Leitsatz

Der Berücksichtigungstatbestand nach § 32 Abs. 4 Satz 1 Nr. 2 Buchst. c EStG wird nicht allein deshalb ausgeschlossen, weil das Kind während seiner Bemühungen um einen Ausbildungsplatz den gesetzlichen Zivildienst ableistet.

 

Normenkette

§ 32 Abs. 4 Satz 1 Nr. 2 Buchst. c, § 32 Abs. 4 Satz 2, § 32 Abs. 5 Satz 1 Nr. 1 EStG

 

Sachverhalt

Die Klägerin ist Mutter eines im April 1988 geborenen Sohnes, der seine Schulausbildung im Juli 2007 beendete, vom 2.1. bis 30.9.2008 Zivildienst leistete und sich spätestens im März 2008 um einen Studienplatz bewarb. Im Juni 2008 bestand er die Aufnahmeprüfung und im Oktober 2008 begann er sein Studium.

Die Familienkasse hob die Kindergeldfestsetzung ab August 2007 auf und gewährte Kindergeld erst wieder ab Oktober 2008.

Die Klage war für den Monat März 2008 erfolgreich, für den Zeitraum von August 2007 bis Februar 2008 hingegen erfolglos (Sächsisches FG, Urteil vom 28.9.2011, 8 K 558/08 [Kg], Haufe-Index 3205052).

 

Entscheidung

Die von beiden Beteiligten eingelegten Revisionen waren unbegründet.

Über die Monate April bis September 2008 hatte der BFH nicht zu entscheiden, weil die für den Klagegegenstand maßgebliche Einspruchsentscheidung vom 17.3.2008 datierte.
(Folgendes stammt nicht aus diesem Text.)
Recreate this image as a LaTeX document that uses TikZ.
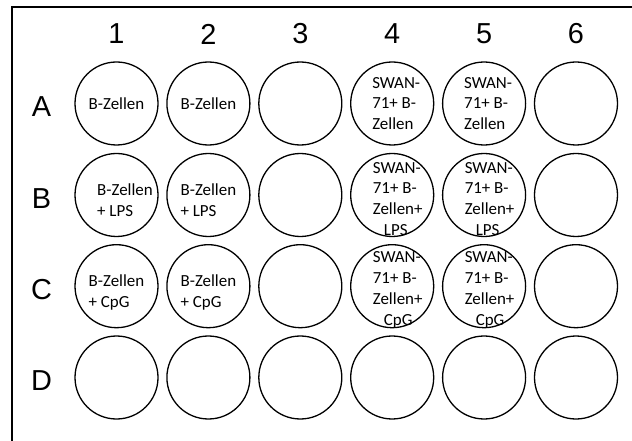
\documentclass[tikz,border=0pt]{standalone}
\usepackage{fontspec}
\setmainfont{Carlito}
\newfontfamily\labelfont{Liberation Sans}
\begin{document}
\begin{tikzpicture}[x=1bp,y=-1bp,
  well/.style={draw, line width=1.3bp, circle, minimum size=83bp, inner sep=0pt},
  wtxt/.style={font=\fontsize{17}{21}\selectfont, align=left, inner sep=0pt},
  ctxt/.style={font=\fontsize{17}{21}\selectfont, align=center, inner sep=0pt},
  lbl/.style={font=\labelfont\fontsize{29}{30}\selectfont, inner sep=0pt},
  frame/.style={line width=2bp}]
\fill[white] (0,0) rectangle (632,441);
\useasboundingbox (0,0) rectangle (632,441);
% frame
\coordinate (fr) at (632,7.5);
\coordinate (fc) at (11.5,7.5);
\coordinate (fb) at (11.5,441);
\draw[frame] (fr) -- (fc) -- (fb);
% wells and labels
\foreach \c/\x in {1/116.5,2/208.4,3/300.3,4/392.2,5/484.1,6/576}{
  \node[lbl] (col\c) at (\x,34) {\c};
}
\foreach \r/\y in {A/103.5,B/195,C/286.2,D/377.5}{
  \node[lbl] (row\r) at (41.5,\y+3.5) {\r};
  \foreach \c/\x in {1/116.5,2/208.4,3/300.3,4/392.2,5/484.1,6/576}{
    \node[well] (w\r\c) at (\x,\y) {};
  }
}
% contents
\node[ctxt] (tA1) at (wA1) {B-Zellen};
\node[ctxt] (tA2) at (wA2) {B-Zellen};
\node[wtxt, xshift=4bp] (tA4) at (wA4) {SWAN-\\71+ B-\\Zellen};
\node[wtxt, xshift=4bp] (tA5) at (wA5) {SWAN-\\71+ B-\\Zellen};
\node[wtxt, xshift=8.5bp, yshift=-5bp] (tB1) at (wB1) {B-Zellen\\+ LPS};
\node[wtxt, yshift=-5bp] (tB2) at (wB2) {B-Zellen\\+ LPS};
\node[wtxt, xshift=5.5bp, yshift=-4bp] (tB4) at (wB4) {SWAN-\\71+ B-\\Zellen+\\\hspace*{11bp}LPS};
\node[wtxt, xshift=5.5bp, yshift=-4bp] (tB5) at (wB5) {SWAN-\\71+ B-\\Zellen+\\\hspace*{11bp}LPS};
\node[wtxt, yshift=-6bp] (tC1) at (wC1) {B-Zellen\\+ CpG};
\node[wtxt, yshift=-6bp] (tC2) at (wC2) {B-Zellen\\+ CpG};
\node[wtxt, xshift=5.5bp, yshift=-4bp] (tC4) at (wC4) {SWAN-\\71+ B-\\Zellen+\\\hspace*{11bp}CpG};
\node[wtxt, xshift=5.5bp, yshift=-4bp] (tC5) at (wC5) {SWAN-\\71+ B-\\Zellen+\\\hspace*{11bp}CpG};
\end{tikzpicture}
\end{document}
Materiellrechtlich steht der Klägerin aber für diesen Zeitraum wegen der Stu­dienplatzbewerbung ebenfalls Kindergeld zu.

 

Hinweis

Das Urteil befasst sich mit mehreren Tatbeständen, die für die Berücksichtigung des Kindes relevant sind:

1. Wenn eine Übergangszeit zwischen zwei Ausbildungsabschnitten oder zwischen einem Ausbildungsabschnitt und einem Dienst länger als vier Monate dauert, wird ein Kind nicht berücksichtigt, und zwar auch nicht für die ersten vier Monate. Auf die Gründe für die Fristüberschreitung und die Frage, ob sie für das Kind vorhersehbar war, kommt es nicht an. Der Zeitraum ist nicht taggenau zu berechnen; maßgeblich sind volle Kalendermonate. Beispiel: Schulabschluss am 2.1., Beginn des Dienstes oder des nächsten Ausbildungsabschnitts am 29.6.: Der Viermonatszeitraum ist eingehalten.
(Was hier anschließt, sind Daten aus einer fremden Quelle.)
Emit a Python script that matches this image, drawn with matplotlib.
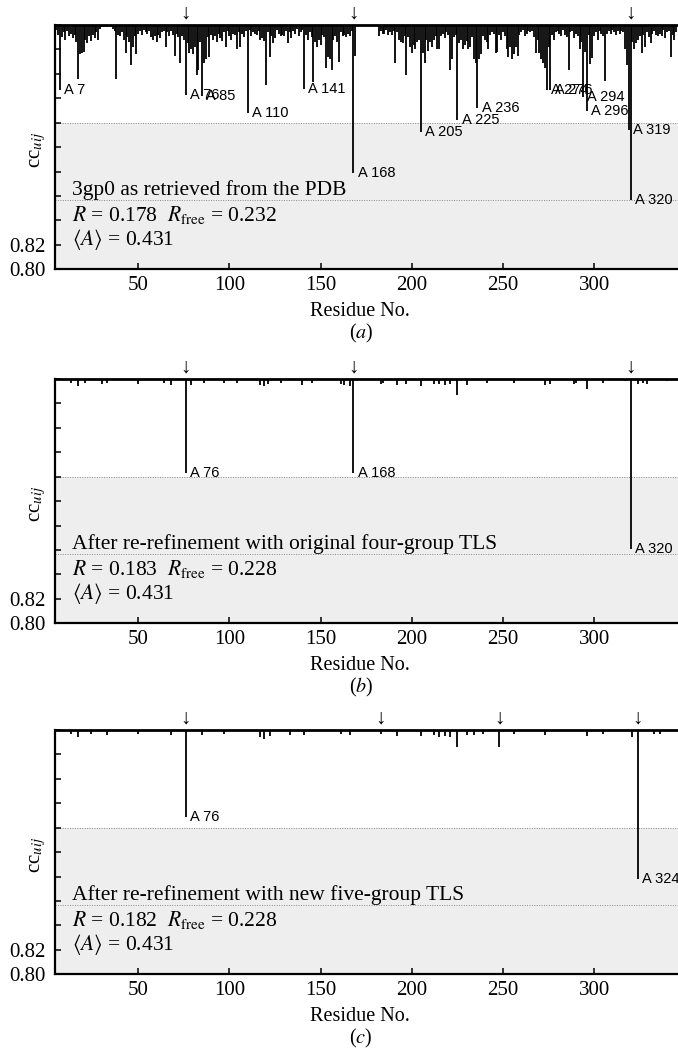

2. Während einer mehr als vier Monate dauernden Übergangszeit könnte das Kind aufgrund eines anderen Tatbestandes berücksichtigt werden. Bei Kindern bis zum 21. Lebensjahr hilft z.B. eine Meldung als Arbeitsuchender, die aber vorliegend versäumt worden war. Durch die Suche nach einem Ausbildungsplatz kann ebenfalls eine Berücksichtigung erreicht werden. Dies wird praktisch aber zumeist daran scheitern, dass der Ausbildungsplatz nach erfolgreicher Bewerbung nicht angetreten werden könnte (vgl. BFH vom 7.4.2011, III R 24/08, BFHE 233, 44, BFH/NV 2011, 1229, BFH/PR 2011, 397, betr. ausländerrechtliche Hemmnisse). Denn der Zivildienst stellt grundsätzlich keine Berufsausbildung dar, und die Einberufung zu einem Dienst dürfte z.B. der Aufnahme eines Studiums oder einer Lehre regelmäßig entgegenstehen.

3. Die Berücksichtigung eines Kindes wird nicht dadurch ausgeschlossen, dass es zugleich den gesetzlichen Zivildienst ableistet, denn Dienste sind – wie z.B. auch eine Vollzeiterwerbstätigkeit (s. aber § 34 Abs. 4 Satz 2 EStG in der ab 2012 geltenden Fassung!) – weder Berücksichtigungs- noch Ausschlusstatbestände. Hat sich ein Kind also aus einem Dienst heraus um einen Ausbildungsplatz beworben oder ist dieser gar schon zugesagt, kann es nach § 32 Abs. 4 Satz 1 Nr. 2 Buchst. c EStG berücksichtigt werden. Dies beruht auch darauf, dass der BFH das ungeschriebene Tatbestandsmerkmal der Belastung der Eltern mit einer "typischen Unterhaltssituation" aufgegeben hat.